Regelmäßige Überprüfungen und Updates dank Cloud
Steuergesetze und -vorschriften können sich ändern. Deshalb ist es wichtig, dass Unternehmen ihre Strategien regelmäßig überprüfen und anpassen. Dies schließt auch die Aktualisierung der verwendeten Technologien und Systeme ein, um mit den neuesten Anforderungen Schritt zu halten. An dieser Stelle ist es sinnvoll, die Zukunftsfähigkeit eingesetzter Technologien zu überdenken und beispielsweise cloud-fähige Lösungen in Betracht zu ziehen, die ein schnelleres Update ermöglichen.

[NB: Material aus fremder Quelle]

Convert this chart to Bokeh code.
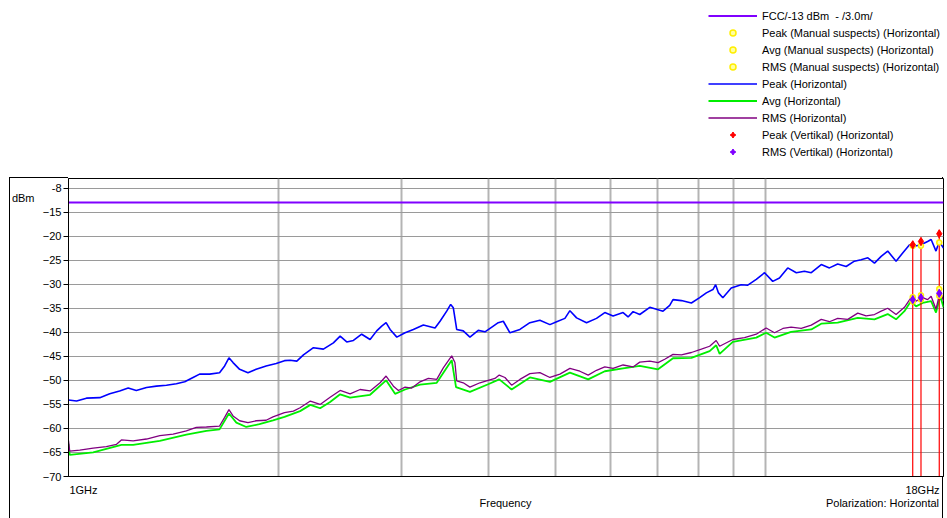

Archivierung von Kassen- und Fiskaldaten: Ein Leitfaden
In Deutschland gibt es schätzungsweise 986.000 Kassensysteme (laut einer Studie von EHI) über „POS-Systeme“. Ergänzend steigt die Zahl der Selbstbedienungskassen, sogenannte „Self-Checkout“ Kassen im Einzelhandel an.
Viele dieser Systeme speichern ihre Kassen-Einzel- und Fiskaldaten möglicherweise nicht in Übereinstimmung mit den gesetzlichen Anforderungen, da die abgelegten Daten nicht auf steuerliche Ordnungsmäßigkeit überprüft werden. Diese Unsicherheit besteht sowohl bei kleinen Einzelhandelsgeschäften als auch bei großen Unternehmen mit zahlreichen Niederlassungen.
Viele Unternehmen stehen also vor Fragen: Wie greift man auf die Kassendaten zu, ist der Belegfluss transparent, und ist das genutzte Archivierungssystem revisionssicher, etc.?
Deshalb ist es aus meiner Sicht von besonderer Bedeutung, dass die Daten laufend auf folgende Punkte hin überprüft werden:
- Wurden alle Transaktionen (Geschäftsvorfälle) lückenlos gespeichert, so dass eine progressive und retrograde (quasi rückwärtige) Prüfung möglich ist?
- Wurden sämtliche Belege ordnungsgemäß signiert?
- Wurde die Daten ordnungsgemäß z.B mittels LINA Verify oder auch AmadeusVerify (scannen des QR-Codes) überprüft?
- Können die Daten jederzeit im DSFinV-K-Format exportiert werden?
- Liegen die TAR-Files vollständig und lückenlos vor und ist deren Export gewährleistet?
- Wurden sämtliche Daten in einem revisionssicheren Archiv abgelegt?
Also ist ein Vorab-Check nicht nur sehr beruhigend, sondern auch fast schon unerlässlich. Welche Vorteile sehen Sie in unserer Softwarelösung?
Die Vorteile liegen auf der Hand – es wird vorab alles Wichtige überprüft:
- Einhaltung von gesetzlichen Prüfstandards
- Sicherheit vor Manipulationen (Änderungen sind ausgeschlossen),
- Eindeutige Verfahrensdokumentation (klar definierte Prozesse und Routinen),
- Revisionssichere Archivierung
- u.v.m.
Die Überprüfung im Vorfeld halte ich für sehr wichtig, denn eine – in vielen Fällen absichtliche – Missachtung der gesetzlichen Vorgaben bei der Führung elektronischer oder computerbasierter Kassensysteme, hat aktuell ernste Konsequenzen:
- Bei der Kassen-Nachschau kann zu einer Betriebsprüfung übergangen werden.
- Bei Steuergefährdung drohen Geldbußen bis zu 25.000 Euro.
- Evtl. steuerstrafrechtliche Folgen bei Steuerhinterziehung.
- Ablehnung oder Widerruf der Genehmigung zur ausgelagerten Buchführung.
- Schätzungen der Besteuerungsgrundlagen, wenn die Daten nicht im DSFinV-K-Format zur Verfügung gestellt werden.
Vielen Dank für Ihre Einschätzung und das Gespräch.